Here lies the critical nuance for C-level executives: the promise of “integration with existing assets” and “small footprint” sounds appealing, but the real challenge lies in site engineering, permitting, operation, and reliability. While modularity helps reduce friction, it does not eliminate the challenge of operating in industrial environments with a zero-tolerance policy for failures. The briefing mentions that capital will be used to expand delivery teams; this is the right line of focus. In industrial technologies, the sustainable competitive differential tends to be the organization that installs, maintains, and enhances in the field, not just the one that patents.
Furthermore, the competitive context remains alive: there are suppliers of electrolysis and other hydrogen routes. Utility Global seeks to differentiate itself by avoiding dependence on the grid. This thesis may be particularly attractive in regions with infrastructure limitations or where electrical upgrades are slow. The bet is clear: turning a systemic constraint into a commercial advantage. What the market still lacks from available sources are performance and cost metrics at scale; thus, success will depend on the operational evidence provided by the first commercial deployments.
The Invisible Risk: Industrial Scale Requires Real Social Capital, Not Just Financial Capital
The news reads as financing, but the scarcest asset in industrial deployment is something else: distributed operational trust. When a technology promises to integrate into existing plants, the risk is managed at the periphery: operational teams, maintenance, safety, procurement, shift supervision, local integrators. If the deploying organization is too centralized, the bottleneck shifts internally: slow decisions, vertical communication, learning that does not circulate.
From my perspective on diversity, equity, and social capital, the critical point is the fragility of homogeneity in executive teams that must execute across multiple geographies. The expansion into “the Americas, Europe, and Asia” is not just a slide; it is a stress test of cultural, regulatory, and supply chain resilience. Typical risks appear quickly: designing from Houston for markedly different operational realities, underestimating unions or local regulations, failing to secure regional procurement, misunderstanding internal client incentives, or not adapting training and safety to specific contexts.
This is why the partnership mentioned with Kyocera to scale manufacturing—using advanced materials and global footprint—and the project with ArcelorMittal in Brazil—leveraging high furnace gas—should be seen as nodes of a network rather than isolated milestones.
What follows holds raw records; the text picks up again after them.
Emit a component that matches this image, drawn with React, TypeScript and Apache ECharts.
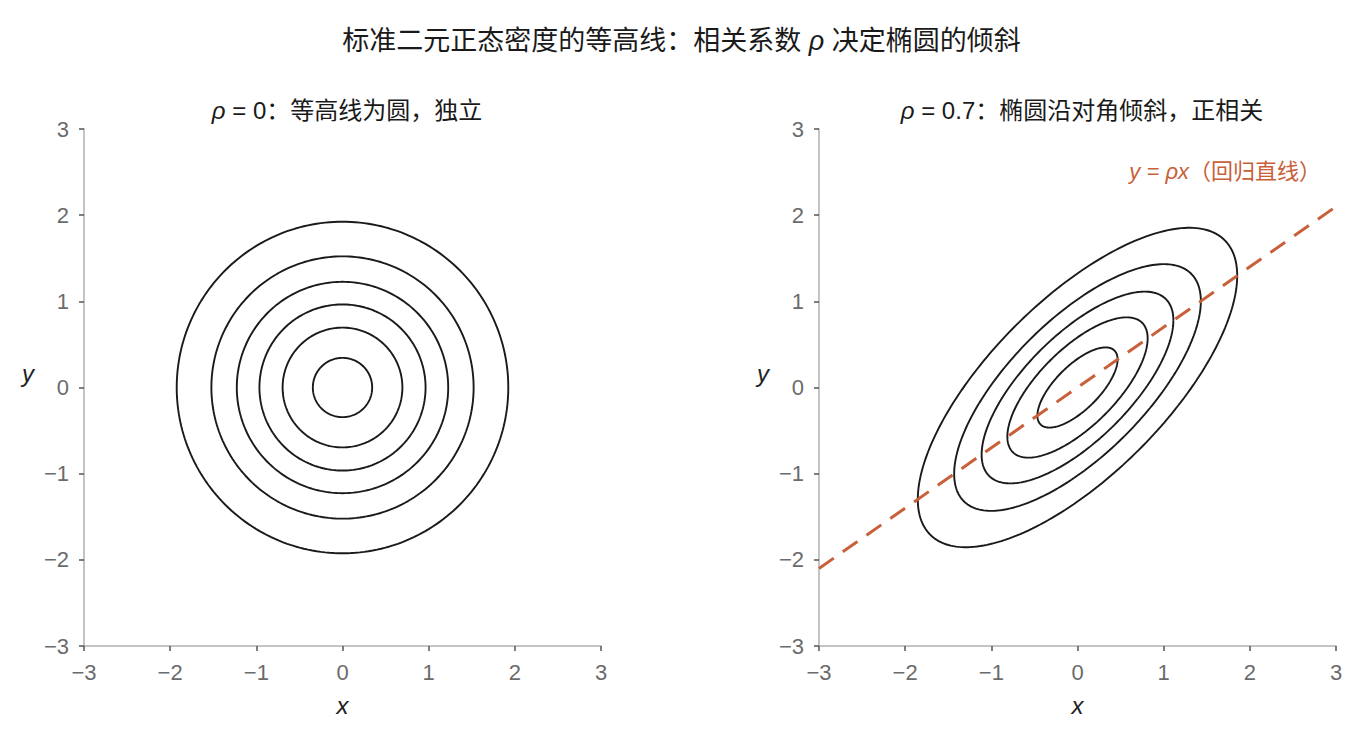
import React, { useEffect, useRef } from 'react';
import * as echarts from 'echarts';

// correlation of each panel
const rhoValues = [0, 0.7];
// density levels drawn as contours in each panel
const leftLevels = [0.025, 0.05, 0.075, 0.1, 0.125, 0.15];
const rightLevels = [0.04, 0.08, 0.12, 0.16, 0.2];
const axisTicks = [-3, -2, -1, 0, 1, 2, 3];
const titleParts = ['标准二元正态密度的等高线：相关系数 ', 'ρ', ' 决定椭圆的倾斜'];
const panelTitles = ['：等高线为圆，独立', '：椭圆沿对角倾斜，正相关'];
const regressionLabel = ['y = ρx', '（回归直线）'];

const FONT = '"Liberation Sans", "Noto Sans CJK SC", sans-serif';
const LINE = '#1a1a1a';
const ORANGE = '#c8603a';

// contour of the bivariate normal density at level f, as a closed polyline
const contour = (rho: number, f: number): number[][] => {
	const s = Math.sqrt(1 - rho * rho);
	const peak = 1 / (2 * Math.PI * s);
	const d = Math.sqrt(-2 * Math.log(f / peak));
	const pts: number[][] = [];
	const n = 240;
	for (let i = 0; i <= n; i++) {
		const t = (i / n) * Math.PI * 2;
		const x = d * Math.cos(t);
		const y = d * (rho * Math.cos(t) + s * Math.sin(t));
		pts.push([x, y]);
	}
	return pts;
};

const minus = (v: number) => String(v).replace('-', '\u2212');

const App: React.FC = () => {
	const chartRef = useRef<HTMLDivElement>(null);

	useEffect(() => {
		document.body.style.margin = '0';
		if (!chartRef.current) return;
		const chart = echarts.init(chartRef.current, undefined, { renderer: 'svg' });

		const makeX = (idx: number) => ({
			type: 'value' as const,
			gridIndex: idx,
			min: axisTicks[0],
			max: axisTicks[axisTicks.length - 1],
			interval: 1,
			name: 'x',
			nameLocation: 'middle' as const,
			nameGap: 47,
			nameTextStyle: { fontSize: 24, fontStyle: 'italic', color: '#222', fontFamily: FONT },
			axisLine: { show: true, onZero: false, lineStyle: { color: '#b0b0b0', width: 1.5 } },
			axisTick: { show: true, length: 5, lineStyle: { color: '#555', width: 1.5 } },
			axisLabel: { fontSize: 22, color: '#6b6b6b', margin: 15, fontFamily: FONT, formatter: minus },
			splitLine: { show: false }
		});
		const makeY = (idx: number) => ({
			type: 'value' as const,
			gridIndex: idx,
			min: axisTicks[0],
			max: axisTicks[axisTicks.length - 1],
			interval: 1,
			name: 'y',
			nameLocation: 'middle' as const,
			nameGap: 50,
			nameRotate: 0,
			nameTextStyle: { fontSize: 24, fontStyle: 'italic', color: '#222', fontFamily: FONT, verticalAlign: 'bottom', padding: [0, 0, 2, 0] },
			axisLine: { show: true, onZero: false, lineStyle: { color: '#b0b0b0', width: 1.5 } },
			axisTick: { show: true, length: 5, lineStyle: { color: '#555', width: 1.5 } },
			axisLabel: { fontSize: 22, color: '#6b6b6b', margin: 15, fontFamily: FONT, formatter: minus },
			splitLine: { show: false }
		});

		const contourSeries = (levels: number[], rho: number, idx: number) =>
			levels.map(f => ({
				type: 'line' as const,
				xAxisIndex: idx,
				yAxisIndex: idx,
				data: contour(rho, f),
				showSymbol: false,
				symbol: 'none',
				smooth: false,
				lineStyle: { color: LINE, width: 1.9 },
				silent: true
			}));

		const rhoR = rhoValues[1];
		const regression = axisTicks.filter((_, i) => i === 0 || i === axisTicks.length - 1).map(x => [x, rhoR * x]);

		const italic = (size: number, color: string) => ({ fontSize: size, fontStyle: 'italic', color, fontFamily: FONT });
		const panelTitle = (i: number, center: number) => ({
			text: `{i|ρ} = ${rhoValues[i]}${panelTitles[i]}`,
			left: center,
			textAlign: 'center',
			top: 93,
			textStyle: {
				fontSize: 24,
				fontWeight: 'normal',
				color: '#1a1a1a',
				fontFamily: FONT,
				rich: { i: italic(24, '#1a1a1a') }
			}
		});

		const option: echarts.EChartsOption = {
			animation: false,
			backgroundColor: '#ffffff',
			title: [
				{
					text: `${titleParts[0]}{i|${titleParts[1]}}${titleParts[2]}`,
					left: 'center',
					top: 22,
					textStyle: {
						fontSize: 27,
						fontWeight: 'normal',
						color: '#1a1a1a',
						fontFamily: FONT,
						rich: { i: italic(27, '#1a1a1a') }
					}
				},
				panelTitle(0, 342) as any,
				panelTitle(1, 1077) as any
			],
			grid: [
				{ left: 84, top: 129, width: 517, height: 517 },
				{ left: 819, top: 129, width: 517, height: 517 }
			],
			xAxis: [makeX(0), makeX(1)],
			yAxis: [makeY(0), makeY(1)],
			graphic: [
				{
					type: 'text',
					right: 42,
					top: 160,
					style: {
						text: `{i|${regressionLabel[0]}}${regressionLabel[1]}`,
						fill: ORANGE,
						fontSize: 22,
						fontFamily: FONT,
						rich: { i: { fontStyle: 'italic', fontSize: 22, fill: ORANGE, fontFamily: FONT } }
					} as any
				}
			],
			series: [
				...contourSeries(leftLevels, rhoValues[0], 0),
				...contourSeries(rightLevels, rhoValues[1], 1),
				{
					type: 'line',
					xAxisIndex: 1,
					yAxisIndex: 1,
					data: regression,
					showSymbol: false,
					symbol: 'none',
					lineStyle: { color: ORANGE, width: 3, type: [18, 11] },
					silent: true,
					z: 3
				}
			]
		};

		chart.setOption(option);
		return () => {
			chart.dispose();
		};
	}, []);

	return <div ref={chartRef} style={{ width: '1363px', height: '739px' }} />;
};

export default App;
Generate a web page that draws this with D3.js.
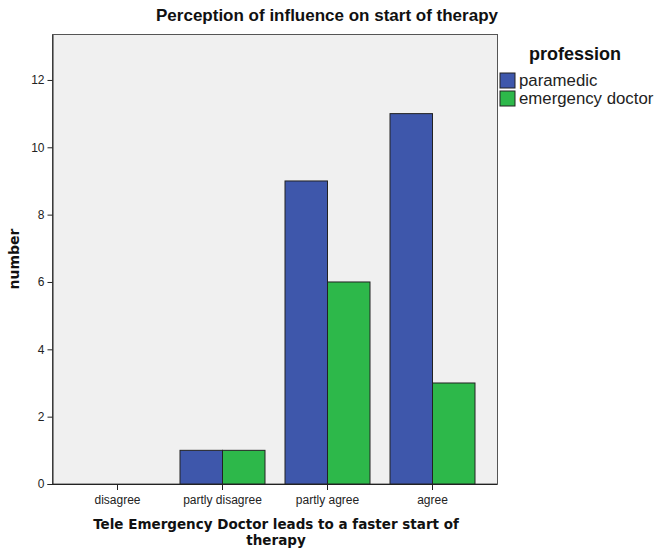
<!DOCTYPE html>
<html>
<head>
<meta charset="UTF-8">
<script src="https://d3js.org/d3.v7.min.js"></script>
<style>
  body { margin: 0; background: #fff; }
  text { font-family: "Liberation Sans", Arial, sans-serif; }
</style>
</head>
<body>
<svg></svg>
<script>
const categories = ["disagree", "partly disagree", "partly agree", "agree"];
const series = ["paramedic", "emergency doctor"];
const paramedic = [0, 1, 9, 11];
const emergencyDoctor = [0, 1, 6, 3];
const yTicks = [0, 2, 4, 6, 8, 10, 12];
const colors = ["#3e57ab", "#2db84a"];

const width = 655, height = 549;
const m = { left: 52.5, top: 34.5, right: 497.5, bottom: 484 };

const svg = d3.select("svg").attr("width", width).attr("height", height);

const x = d3.scaleBand().domain(categories).range([m.left + 12.5, m.right - 12.5]);
const xSub = d3.scaleBand().domain(series).range([10, x.bandwidth() - 10]);
const y = d3.scaleLinear().domain([0, 13.35]).range([m.bottom, m.top]);

svg.append("rect")
  .attr("x", m.left).attr("y", m.top)
  .attr("width", m.right - m.left).attr("height", m.bottom - m.top)
  .attr("fill", "#f0f0f0").attr("stroke", "#555").attr("stroke-width", 1);

const rows = categories.map((c, i) => ({ cat: c, vals: [paramedic[i], emergencyDoctor[i]] }));

svg.append("g").selectAll("g")
  .data(rows).enter().append("g")
  .attr("transform", d => "translate(" + x(d.cat) + ",0)")
  .selectAll("rect")
  .data(d => d.vals.map((v, j) => ({ s: series[j], v: v, j: j })).filter(d => d.v > 0))
  .enter().append("rect")
  .attr("x", d => xSub(d.s))
  .attr("y", d => y(d.v))
  .attr("width", xSub.bandwidth())
  .attr("height", d => y(0) - y(d.v))
  .attr("fill", d => colors[d.j])
  .attr("stroke", "#222").attr("stroke-width", 1);

// axes
const yAxis = svg.append("g")
  .attr("transform", "translate(" + m.left + ",0)")
  .call(d3.axisLeft(y).tickValues(yTicks).tickSize(5).tickSizeOuter(0).tickPadding(3).tickFormat(d3.format("d")));
yAxis.select(".domain").attr("stroke", "#222");
yAxis.selectAll("line").attr("stroke", "#222");
yAxis.selectAll("text").attr("font-size", 12).attr("fill", "#222")
  .style("font-family", "'Liberation Sans', Arial, sans-serif");

const xAxis = svg.append("g")
  .attr("transform", "translate(0," + m.bottom + ")")
  .call(d3.axisBottom(x).tickSize(6).tickPadding(5).tickSizeOuter(0));
xAxis.select(".domain").attr("stroke", "#222").attr("d", "M" + (m.left - 5) + ",0.5H" + m.right);
xAxis.selectAll("line").attr("stroke", "#222");
xAxis.selectAll("text").attr("font-size", 12).attr("fill", "#222")
  .style("font-family", "'Liberation Sans', Arial, sans-serif");

// title
svg.append("text")
  .attr("x", 327).attr("y", 21)
  .attr("text-anchor", "middle")
  .attr("font-size", 17).attr("font-weight", "bold").attr("fill", "#111")
  .text("Perception of influence on start of therapy");

// y label
svg.append("text")
  .attr("transform", "translate(19,259) rotate(-90)")
  .attr("text-anchor", "middle")
  .attr("font-size", 14).attr("font-weight", "bold").attr("fill", "#111")
  .style("font-family", "'DejaVu Sans', Verdana, sans-serif")
  .text("number");

// x label
const xl = svg.append("text")
  .attr("text-anchor", "middle")
  .attr("font-size", 13.5).attr("font-weight", "bold").attr("fill", "#111")
  .style("font-family", "'DejaVu Sans', Verdana, sans-serif");
xl.append("tspan").attr("x", 276).attr("y", 529).text("Tele Emergency Doctor leads to a faster start of");
xl.append("tspan").attr("x", 276).attr("y", 545).text("therapy");

// legend
svg.append("text")
  .attr("x", 529).attr("y", 60)
  .attr("font-size", 18).attr("font-weight", "bold").attr("fill", "#111")
  .text("profession");

const leg = svg.append("g").selectAll("g")
  .data(series).enter().append("g")
  .attr("transform", (d, i) => "translate(500," + (73 + i * 18) + ")");
leg.append("rect")
  .attr("width", 15).attr("height", 15)
  .attr("fill", (d, i) => colors[i])
  .attr("stroke", "#222").attr("stroke-width", 1);
leg.append("text")
  .attr("x", 19).attr("y", 13)
  .attr("font-size", 16.8).attr("fill", "#222")
  .text(d => d);
</script>
</body>
</html>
Each serious industrial partner functions as a multiplier of knowledge and discipline. But it only multiplies if the company knows how to “absorb” that knowledge, distribute it internally, and convert it into standard practices. This requires horizontal work networks: engineering, field, supply chain, and safety communicating without political filters.
Structural equity, here, equals performance. If those executing in the field lack a voice, if lessons learned do not become processes, if safety alerts are silenced under commercial pressure, the model breaks. And it breaks expensively: in heavy industry, an operational event does not just affect one contract; it impacts reputation, permits, and access to new clients. Financial capital buys time; social capital buys repeatability.
The New Competitive Advantage: Transforming Legacy Plants into Platforms Without Rewriting Everything
The most intriguing message from Utility Global is not “hydrogen”; it is “it works within existing assets.” That phrase, well executed, could change the economics of industrial decarbonization: less demolition, less massive CAPEX for replacement, less dependence on public infrastructure. If the product is installed as a module, with a small footprint, and produces two useful streams—hydrogen and CO₂ ready for subsequent management—the customer may see an incremental path rather than a total gamble.
This logic aligns with the political and financial realities of heavy industry: plants do not shut down to reinvent themselves every five years. Companies look for paths that reduce emissions without jeopardizing operational continuity. In that context, technology that integrates and delivers measurable value tends to win.
That said, the briefing also makes clear what is lacking: there are no specific deployment timelines or data on costs or yields. This forces evaluation through indirect signals. One of these is the shift in capital usage toward manufacturing and delivery. Another is the type of investors involved. And another is the nature of the industrial partners. Everything points to the notion that Utility Global is attempting to transition from “interesting technology” to “reliable industrial provider.”
For corporate leaders outside this company, the learnings are replicable: decarbonization transitions from being an ESG program to a redesign of operations, contracts, supply chains, and talent. Anyone who reduces it to PR risks losing social license, regulatory license, and, over time, margins.
Mandate for C-Level: Global Execution is Won with Diverse Tables and Distributed Power
The $100 million first closing for Utility Global is a market signal: capital is rewarding solutions that promise deployment in heavy industry with real economics, without waiting for public infrastructure to catch up. But at this stage, technology is only half the product. The other half is the organization capable of executing across multiple geographies, learning in the field, and standardizing without crushing local intelligence.
The advantage is not captured by having the best slide; it is captured by building internal networks where operations, safety, engineering, and supply chains have real power to correct course. This requires diversity of origin and thought among the deciding teams because homogeneity creates blind spots that only reveal themselves when the system is already deployed.
In the next board meeting, C-level executives must look at their own inner circle and recognize that if everyone is too similar, they inevitably share the same blind spots, making them imminent victims of disruption.